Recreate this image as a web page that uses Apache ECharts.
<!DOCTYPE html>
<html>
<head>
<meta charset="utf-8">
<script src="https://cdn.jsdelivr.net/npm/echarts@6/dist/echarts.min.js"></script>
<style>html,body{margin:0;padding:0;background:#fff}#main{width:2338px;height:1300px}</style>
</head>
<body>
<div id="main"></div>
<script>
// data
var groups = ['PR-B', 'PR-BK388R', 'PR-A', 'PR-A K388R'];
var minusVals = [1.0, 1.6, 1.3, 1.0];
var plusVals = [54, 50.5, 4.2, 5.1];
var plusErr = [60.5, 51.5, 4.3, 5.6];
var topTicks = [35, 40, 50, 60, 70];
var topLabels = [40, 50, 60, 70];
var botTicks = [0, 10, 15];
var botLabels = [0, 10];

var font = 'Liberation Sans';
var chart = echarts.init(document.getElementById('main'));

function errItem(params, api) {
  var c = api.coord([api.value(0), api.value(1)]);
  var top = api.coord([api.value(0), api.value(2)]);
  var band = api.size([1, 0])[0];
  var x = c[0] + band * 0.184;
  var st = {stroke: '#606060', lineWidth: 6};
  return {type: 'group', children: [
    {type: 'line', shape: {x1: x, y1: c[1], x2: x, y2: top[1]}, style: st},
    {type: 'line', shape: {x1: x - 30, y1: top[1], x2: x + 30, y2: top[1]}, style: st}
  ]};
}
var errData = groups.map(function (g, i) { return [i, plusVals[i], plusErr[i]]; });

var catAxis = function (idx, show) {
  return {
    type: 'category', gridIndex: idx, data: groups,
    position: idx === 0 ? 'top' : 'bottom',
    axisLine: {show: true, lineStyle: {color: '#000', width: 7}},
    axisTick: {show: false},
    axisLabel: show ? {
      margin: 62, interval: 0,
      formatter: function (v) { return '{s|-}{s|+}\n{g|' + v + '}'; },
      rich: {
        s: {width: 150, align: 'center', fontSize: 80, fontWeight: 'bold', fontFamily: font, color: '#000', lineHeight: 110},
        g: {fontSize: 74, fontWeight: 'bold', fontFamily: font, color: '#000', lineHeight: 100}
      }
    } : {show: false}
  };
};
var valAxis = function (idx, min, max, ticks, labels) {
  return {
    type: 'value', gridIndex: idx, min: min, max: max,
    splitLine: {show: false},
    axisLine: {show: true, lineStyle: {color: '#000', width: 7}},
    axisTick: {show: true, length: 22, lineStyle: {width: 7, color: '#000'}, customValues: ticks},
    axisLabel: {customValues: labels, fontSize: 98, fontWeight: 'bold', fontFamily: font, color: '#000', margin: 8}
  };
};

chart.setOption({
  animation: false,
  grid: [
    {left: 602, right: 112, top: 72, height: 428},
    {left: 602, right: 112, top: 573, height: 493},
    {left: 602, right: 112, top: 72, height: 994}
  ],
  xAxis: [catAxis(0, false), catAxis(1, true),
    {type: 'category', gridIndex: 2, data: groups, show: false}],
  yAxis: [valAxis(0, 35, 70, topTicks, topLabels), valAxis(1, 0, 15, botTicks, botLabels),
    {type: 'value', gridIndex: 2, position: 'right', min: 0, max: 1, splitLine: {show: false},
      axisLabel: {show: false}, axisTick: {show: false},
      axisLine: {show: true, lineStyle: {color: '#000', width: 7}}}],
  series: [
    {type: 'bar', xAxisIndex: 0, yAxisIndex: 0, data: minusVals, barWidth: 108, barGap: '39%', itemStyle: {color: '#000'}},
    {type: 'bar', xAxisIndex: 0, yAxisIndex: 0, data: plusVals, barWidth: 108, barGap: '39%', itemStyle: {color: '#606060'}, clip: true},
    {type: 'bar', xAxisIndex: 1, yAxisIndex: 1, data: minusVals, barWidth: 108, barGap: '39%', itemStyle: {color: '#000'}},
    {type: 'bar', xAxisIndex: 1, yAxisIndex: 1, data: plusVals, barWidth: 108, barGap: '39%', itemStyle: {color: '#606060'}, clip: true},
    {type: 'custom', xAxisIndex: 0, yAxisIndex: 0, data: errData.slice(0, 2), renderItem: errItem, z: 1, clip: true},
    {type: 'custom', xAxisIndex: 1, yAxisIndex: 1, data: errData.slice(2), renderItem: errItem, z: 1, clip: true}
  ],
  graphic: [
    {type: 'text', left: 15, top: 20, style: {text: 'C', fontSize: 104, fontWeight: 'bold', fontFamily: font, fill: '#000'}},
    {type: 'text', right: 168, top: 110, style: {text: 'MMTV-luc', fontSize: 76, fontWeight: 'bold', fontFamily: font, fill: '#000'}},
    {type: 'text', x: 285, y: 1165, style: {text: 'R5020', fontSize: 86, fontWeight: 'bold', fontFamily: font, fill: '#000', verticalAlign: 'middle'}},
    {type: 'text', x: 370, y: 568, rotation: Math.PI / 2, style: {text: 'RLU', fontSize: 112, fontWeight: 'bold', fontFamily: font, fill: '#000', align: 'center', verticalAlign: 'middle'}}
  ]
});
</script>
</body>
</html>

- _Objective_:
Copy, please, exactly the lines that start at the first line of the data and end at the line containing "var chart = echarts.init(document.getElementById('main'));", both kept and no others.

- _Written solution_:
Recreate this image as a web page that uses Apache ECharts.
<!DOCTYPE html>
<html>
<head>
<meta charset="utf-8">
<script src="https://cdn.jsdelivr.net/npm/echarts@6/dist/echarts.min.js"></script>
<style>html,body{margin:0;padding:0;background:#fff}#main{width:2338px;height:1300px}</style>
</head>
<body>
<div id="main"></div>
<script>
// data
var groups = ['PR-B', 'PR-BK388R', 'PR-A', 'PR-A K388R'];
var minusVals = [1.0, 1.6, 1.3, 1.0];
var plusVals = [54, 50.5, 4.2, 5.1];
var plusErr = [60.5, 51.5, 4.3, 5.6];
var topTicks = [35, 40, 50, 60, 70];
var topLabels = [40, 50, 60, 70];
var botTicks = [0, 10, 15];
var botLabels = [0, 10];

var font = 'Liberation Sans';
var chart = echarts.init(document.getElementById('main'));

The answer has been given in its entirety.